In perhaps the most memorable Wonder Woman story that isn’t her origin, Diana battled Max Lord, who had found a way to control the minds of others even over great distances. Max promised that he would never stop trying to make Superman murder thousands of people, and that the only way to stop him was to kill him. Diana snapped his neck on live television and shouldered the public recriminations.
He’d made all of this confession while bound by her lasso, establishing the fundamental and incisive truth of what he was saying. It’s a rare case of the golden lasso as a plot device that negates a compassionate choice rather than enabling one — but ultimately it’s still a plot device that allowed the story to maintain Wonder Woman’s empathy-first bonafides.
The lasso is a magical shortcut, the kind of it-does-what-it-says-on-the-tin MacGuffin that is strewn throughout comics but makes its way to modern superhero film much more sparingly.

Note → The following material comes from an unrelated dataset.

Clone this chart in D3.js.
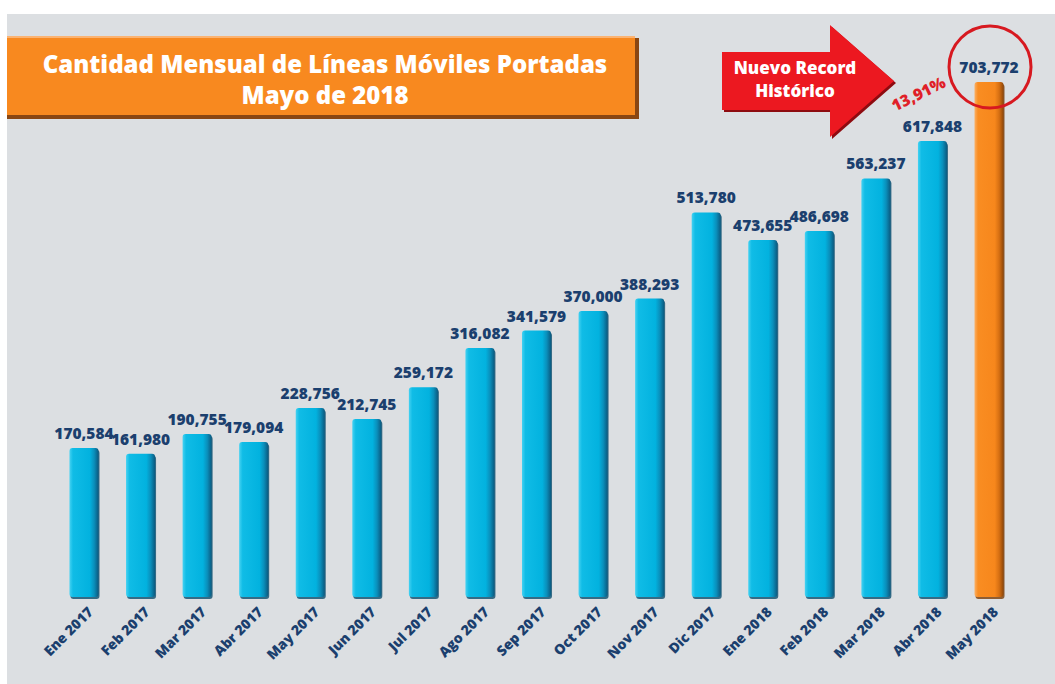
<!DOCTYPE html>
<html>
  <head>
    <meta charset="utf-8">
    <title>Cantidad Mensual de Líneas Móviles Portadas</title>
    <script src="https://d3js.org/d3.v7.min.js"></script>
    <style>
      body { margin: 0; background: #fff; }
      text { font-family: "Open Sans", "DejaVu Sans", sans-serif; font-weight: 800; }
    </style>
  </head>
  <body>
    <div id="chart"></div>
    <script>
      // datos
      var meses = ["Ene 2017", "Feb 2017", "Mar 2017", "Abr 2017", "May 2017", "Jun 2017",
                   "Jul 2017", "Ago 2017", "Sep 2017", "Oct 2017", "Nov 2017", "Dic 2017",
                   "Ene 2018", "Feb 2018", "Mar 2018", "Abr 2018", "May 2018"];
      var lineas = [170584, 161980, 190755, 179094, 228756, 212745, 259172, 316082, 341579,
                    370000, 388293, 513780, 473655, 486698, 563237, 617848, 703772];
      var titulo = ["Cantidad Mensual de Líneas Móviles Portadas", "Mayo de 2018"];
      var flecha = ["Nuevo Record", "Histórico"];
      var variacion = "13,91%";

      var W = 1055, H = 684;
      var piso = 597;

      var svg = d3.select("#chart")
        .append("svg")
        .attr("width", W)
        .attr("height", H);

      var defs = svg.append("defs");

      function degradado(id, stops) {
        var g = defs.append("linearGradient").attr("id", id)
          .attr("x1", "0").attr("x2", "1").attr("y1", "0").attr("y2", "0");
        stops.forEach(function(s) {
          g.append("stop").attr("offset", s[0]).attr("stop-color", s[1]);
        });
      }
      degradado("azul", [["0", "#45d2f2"], ["0.12", "#10bce6"], ["0.7", "#02b2df"], ["0.85", "#0a8fbb"], ["1", "#0b5a80"]]);
      degradado("naranja", [["0", "#fbb065"], ["0.12", "#f98d22"], ["0.7", "#f7871c"], ["0.85", "#d66f12"], ["1", "#8e4608"]]);

      // fondo
      svg.append("rect")
        .attr("x", 7).attr("y", 14)
        .attr("width", W - 7).attr("height", H - 14)
        .attr("fill", "#dcdfe2");

      var x = d3.scaleBand()
        .domain(meses)
        .range([55.7, 1017.3])
        .paddingInner(0.487)
        .paddingOuter(0.2435);

      var y = d3.scaleLinear()
        .domain([0, d3.max(lineas)])
        .range([565, 82]);

      var datos = meses.map(function(m, i) { return { mes: m, valor: lineas[i], ultimo: i === meses.length - 1 }; });

      // sombra de las barras
      svg.selectAll("rect.sombra")
        .data(datos)
        .enter()
        .append("rect")
        .attr("class", "sombra")
        .attr("x", function(d) { return x(d.mes) + 1; })
        .attr("y", function(d) { return y(d.valor) + 2; })
        .attr("width", x.bandwidth())
        .attr("height", function(d) { return piso - y(d.valor); })
        .attr("rx", 3)
        .attr("fill", function(d) { return d.ultimo ? "#7a3c08" : "#0b4d6e"; })
        .attr("opacity", 0.8);

      svg.selectAll("rect.barra")
        .data(datos)
        .enter()
        .append("rect")
        .attr("class", "barra")
        .attr("x", function(d) { return x(d.mes); })
        .attr("y", function(d) { return y(d.valor); })
        .attr("width", x.bandwidth())
        .attr("height", function(d) { return piso - y(d.valor); })
        .attr("rx", 3)
        .attr("fill", function(d) { return d.ultimo ? "url(#naranja)" : "url(#azul)"; });

      // valores
      svg.selectAll("text.valor")
        .data(datos)
        .enter()
        .append("text")
        .attr("class", "valor")
        .text(function(d) { return d3.format(",")(d.valor); })
        .attr("x", function(d) { return x(d.mes) + x.bandwidth() / 2; })
        .attr("y", function(d) { return y(d.valor) - 9; })
        .attr("text-anchor", "middle")
        .attr("font-size", "15.5px")
        .attr("fill", "#1b3f6e");

      // etiquetas del eje
      svg.selectAll("text.mes")
        .data(datos)
        .enter()
        .append("text")
        .attr("class", "mes")
        .text(function(d) { return d.mes; })
        .attr("transform", function(d) {
          return "translate(" + (x(d.mes) + x.bandwidth() / 2 + 10) + "," + (piso + 16) + ") rotate(-45)";
        })
        .attr("text-anchor", "end")
        .attr("font-size", "14px")
        .attr("fill", "#1b3f6e");

      // caja del titulo
      svg.append("rect")
        .attr("x", 7).attr("y", 38)
        .attr("width", 632).attr("height", 81)
        .attr("fill", "#8a4612");
      svg.append("rect")
        .attr("x", 7).attr("y", 36)
        .attr("width", 628).attr("height", 79)
        .attr("fill", "#f8891f");
      svg.append("rect")
        .attr("x", 7).attr("y", 36)
        .attr("width", 628).attr("height", 2)
        .attr("fill", "#fbb372");

      svg.selectAll("text.titulo")
        .data(titulo)
        .enter()
        .append("text")
        .attr("class", "titulo")
        .text(function(d) { return d; })
        .attr("x", 325)
        .attr("y", function(d, i) { return 73 + i * 31; })
        .attr("text-anchor", "middle")
        .attr("font-size", "24px")
        .attr("fill", "#ffffff");

      // flecha "Nuevo Record"
      var puntos = [[722, 52], [830, 52], [830, 25], [894, 81], [830, 137], [830, 110], [722, 110]];
      var linea = d3.line();
      svg.append("path")
        .attr("d", linea(puntos.map(function(p) { return [p[0] + 2, p[1] + 2]; })) + "Z")
        .attr("fill", "#8e0b10");
      svg.append("path")
        .attr("d", linea(puntos) + "Z")
        .attr("fill", "#ec1820");

      svg.selectAll("text.flecha")
        .data(flecha)
        .enter()
        .append("text")
        .attr("class", "flecha")
        .text(function(d) { return d; })
        .attr("x", 795)
        .attr("y", function(d, i) { return 74 + i * 23; })
        .attr("text-anchor", "middle")
        .attr("font-size", "17px")
        .attr("fill", "#ffffff");

      // variacion y circulo
      var ultimo = datos[datos.length - 1];
      var cx = x(ultimo.mes) + x.bandwidth() / 2 + 1;

      svg.append("text")
        .text(variacion)
        .attr("transform", "translate(921,99) rotate(-26)")
        .attr("text-anchor", "middle")
        .attr("font-size", "16px")
        .attr("fill", "#e01f28");

      svg.append("circle")
        .attr("cx", cx)
        .attr("cy", 67)
        .attr("r", 41)
        .attr("fill", "none")
        .attr("stroke", "#d71920")
        .attr("stroke-width", 3);
    </script>
  </body>
</html>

It simplifies Wonder Woman stories, forces her villains to remain sympathetic, and encourages outcomes where extending a hand in friendship always works. It’s not particularly realistic or relatable to everyday life.
But that is, of course, the point. Most classic superhero stories are not about presenting the world as it is, and the fantasy of Wonder Woman is the fantasy that radical empathy can work, even if only because of magical intervention. A fantasy that tells the reader that an extended hand might not always be reciprocated, but should always be tried.